An exact copy of all the data is required, with pictures left out.
========================================
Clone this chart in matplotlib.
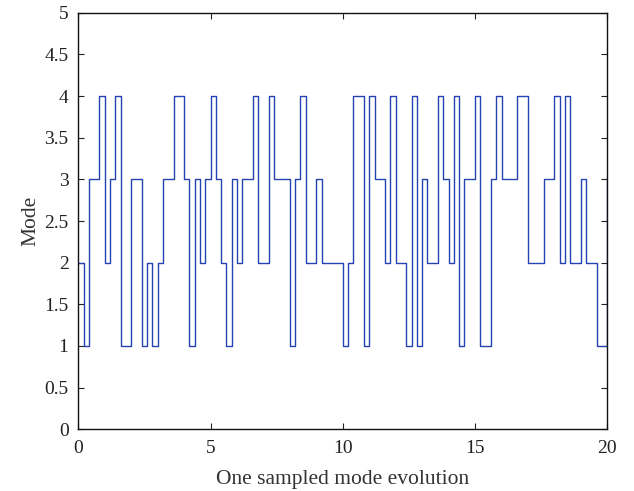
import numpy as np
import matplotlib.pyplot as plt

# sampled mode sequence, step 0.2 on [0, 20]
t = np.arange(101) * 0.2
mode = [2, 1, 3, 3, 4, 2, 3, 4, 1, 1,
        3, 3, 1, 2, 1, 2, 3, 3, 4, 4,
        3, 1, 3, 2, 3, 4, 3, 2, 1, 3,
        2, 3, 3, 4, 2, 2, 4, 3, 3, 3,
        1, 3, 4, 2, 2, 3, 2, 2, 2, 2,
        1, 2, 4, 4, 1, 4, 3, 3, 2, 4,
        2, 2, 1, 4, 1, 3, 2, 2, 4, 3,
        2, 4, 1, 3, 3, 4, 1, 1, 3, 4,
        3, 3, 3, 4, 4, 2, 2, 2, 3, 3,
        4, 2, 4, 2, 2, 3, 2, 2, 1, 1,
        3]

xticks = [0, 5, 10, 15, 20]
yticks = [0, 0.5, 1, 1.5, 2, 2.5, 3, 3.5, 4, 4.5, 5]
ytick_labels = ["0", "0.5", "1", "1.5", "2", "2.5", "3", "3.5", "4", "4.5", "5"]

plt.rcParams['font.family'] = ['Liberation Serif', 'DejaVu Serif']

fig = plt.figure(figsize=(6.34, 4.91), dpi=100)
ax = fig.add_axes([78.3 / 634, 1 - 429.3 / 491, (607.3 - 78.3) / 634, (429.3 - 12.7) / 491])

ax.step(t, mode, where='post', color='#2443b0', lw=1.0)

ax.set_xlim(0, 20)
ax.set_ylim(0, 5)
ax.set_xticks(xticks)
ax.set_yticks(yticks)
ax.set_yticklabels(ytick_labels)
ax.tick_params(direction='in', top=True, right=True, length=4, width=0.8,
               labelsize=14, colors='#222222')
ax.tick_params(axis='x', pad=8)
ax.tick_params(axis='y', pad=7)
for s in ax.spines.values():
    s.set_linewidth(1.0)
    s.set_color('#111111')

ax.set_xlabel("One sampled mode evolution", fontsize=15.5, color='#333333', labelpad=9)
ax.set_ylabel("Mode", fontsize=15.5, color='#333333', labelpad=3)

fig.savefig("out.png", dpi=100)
========================================
FULL ANSWER -
Clone this chart in matplotlib.
import numpy as np
import matplotlib.pyplot as plt

# sampled mode sequence, step 0.2 on [0, 20]
t = np.arange(101) * 0.2
mode = [2, 1, 3, 3, 4, 2, 3, 4, 1, 1,
        3, 3, 1, 2, 1, 2, 3, 3, 4, 4,
        3, 1, 3, 2, 3, 4, 3, 2, 1, 3,
        2, 3, 3, 4, 2, 2, 4, 3, 3, 3,
        1, 3, 4, 2, 2, 3, 2, 2, 2, 2,
        1, 2, 4, 4, 1, 4, 3, 3, 2, 4,
        2, 2, 1, 4, 1, 3, 2, 2, 4, 3,
        2, 4, 1, 3, 3, 4, 1, 1, 3, 4,
        3, 3, 3, 4, 4, 2, 2, 2, 3, 3,
        4, 2, 4, 2, 2, 3, 2, 2, 1, 1,
        3]

xticks = [0, 5, 10, 15, 20]
yticks = [0, 0.5, 1, 1.5, 2, 2.5, 3, 3.5, 4, 4.5, 5]
ytick_labels = ["0", "0.5", "1", "1.5", "2", "2.5", "3", "3.5", "4", "4.5", "5"]

plt.rcParams['font.family'] = ['Liberation Serif', 'DejaVu Serif']

fig = plt.figure(figsize=(6.34, 4.91), dpi=100)
ax = fig.add_axes([78.3 / 634, 1 - 429.3 / 491, (607.3 - 78.3) / 634, (429.3 - 12.7) / 491])

ax.step(t, mode, where='post', color='#2443b0', lw=1.0)

ax.set_xlim(0, 20)
ax.set_ylim(0, 5)
ax.set_xticks(xticks)
ax.set_yticks(yticks)
ax.set_yticklabels(ytick_labels)
ax.tick_params(direction='in', top=True, right=True, length=4, width=0.8,
               labelsize=14, colors='#222222')
ax.tick_params(axis='x', pad=8)
ax.tick_params(axis='y', pad=7)
for s in ax.spines.values():
    s.set_linewidth(1.0)
    s.set_color('#111111')

ax.set_xlabel("One sampled mode evolution", fontsize=15.5, color='#333333', labelpad=9)
ax.set_ylabel("Mode", fontsize=15.5, color='#333333', labelpad=3)

fig.savefig("out.png", dpi=100)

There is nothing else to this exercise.